The tallest hotel in the world is expected to open in Dubai at the end of the year, taking the title away from another towering hotel in the emirate.
JW Marriott hotel in Dubai to become the world's tallest
The world's tallest hotel is expected to open on Sheikh Zayed Road in Dubai at the end of the year, taking the title away from another towering property in the emirate.
The Dh1.8 billion (US$490 million) JW Marriott Marquis Dubai, with 1,608 rooms, reaches a height of 355 metres and is scheduled to open in the fourth quarter of this year, it was announced yesterday.
At 333 metres tall, Rotana's Rose Rayhaan hotel, also located along the Sheikh Zayed Road, is currently the world's tallest building used purely as a hotel.
The JW Marriott Marquis, owned by Emirates Airline, will also become Dubai's biggest hotel by number of rooms.
The announcement of the opening comes at a time when hotels are reporting improvements in business in the emirate.

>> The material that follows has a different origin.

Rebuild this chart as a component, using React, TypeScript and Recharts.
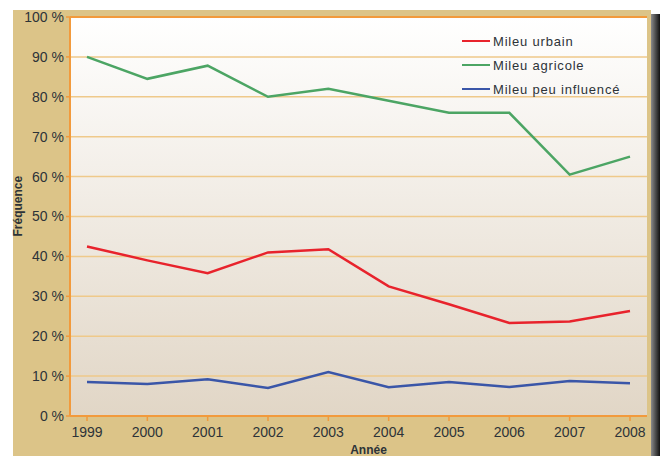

"If you look at the statistics of passengers and guests coming to Dubai, if you look at the growing meeting market worldwide, if you look at all the needs for leisure travellers, for business travellers, you can have confidence because they are growing," said Rupprecht Queitsch, the general manager of the Marquis Dubai.
Next door to the new Marriott property, work is scheduled to start in a couple of months on demolishing the Metropolitan, one of Dubai's oldest hotels, to make way for a $1.33bn development that will include three hotels with a total of more than 1,600 rooms.
The Marriott hotel is focusing on conference business and is hoping to generate a large portion of its revenues from Europe, North America, Brazil, Russia, India and China.
The property expects to open its first tower, with 804 rooms, this year, but the remaining rooms in the second tower will not open for another year and a half.
"The conference business, and more generally the meetings, incentives, conferences and exhibitions segment, is a business that could be grown as long as there are no bottlenecks related to airlift, hotel-room capacity, meeting-space capacity," said Chiheb ben Mahmoud, the head of hotel advisory at Jones Lang LaSalle Hotels Middle East and Africa.
"It is probably the segment that is the most aligned with the Dubai destination's attributes. Large properties can act as a locomotive for the business and negotiate large-scale events that require a high level of reliability in terms of service delivery and logistics."
Saudi Arabia's Fairmont hotel in the Abraj Al Bait tower is sometimes described as the world's tallest hotel - however, Marriott points out that this hotel does not stand alone but is in a building that contains other operations.
The number of visitors to the UAE is expected to reach 9 million this year, according to a forecast yesterday by Business Monitor International.